Yes, the group has always had two guitars, and sure, that’s slighting both the lyrical complexity of bandleader and tenor vocalist Ben Gibbard and the musical ambition of producer and lead guitarist Chris Walla during their best moments, especially “Transatlanticism” (2003). But you can certainly understand how the band could come across as unbearably earnest and painfully heartfelt, either in concert or on lesser efforts such as its last release “Plans” (2005).

Lyrically, Gibbard steps outside himself much more on “Narrow Stairs,” adopting different roles in gripping songs such as “I Will Possess Your Heart,” a gorgeously seductive piano ballad written from the beyond-creepy perspective of a stalker, and “Cath,” an empathetic portrait of a women who knows her pending marriage is doomed, but who can’t summon the courage to change course; “She holds her smile like someone would hold a crying child,” Gibbard sings.
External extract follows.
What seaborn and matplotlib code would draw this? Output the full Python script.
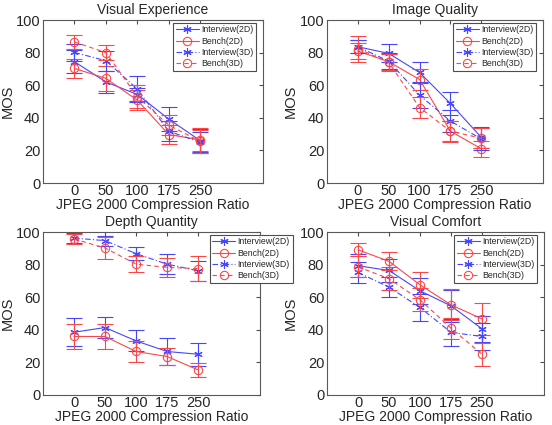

Meanwhile, the band stretches out musically far beyond the mid-tempo jangle that has characterized so much of its work, exploring the more dramatic and textured art-rock soundscapes of mid-period “Radiohead” or Wilco circa “Yankee Hotel Foxtrot.”

Death Cab for Cutie hasn’t entirely abandoned its tendency toward mopey melodrama; witness “Your New Twin Bed” and “Pity and Fear.” But “Narrow Stairs” is strong enough to convert most skeptics, Summer included.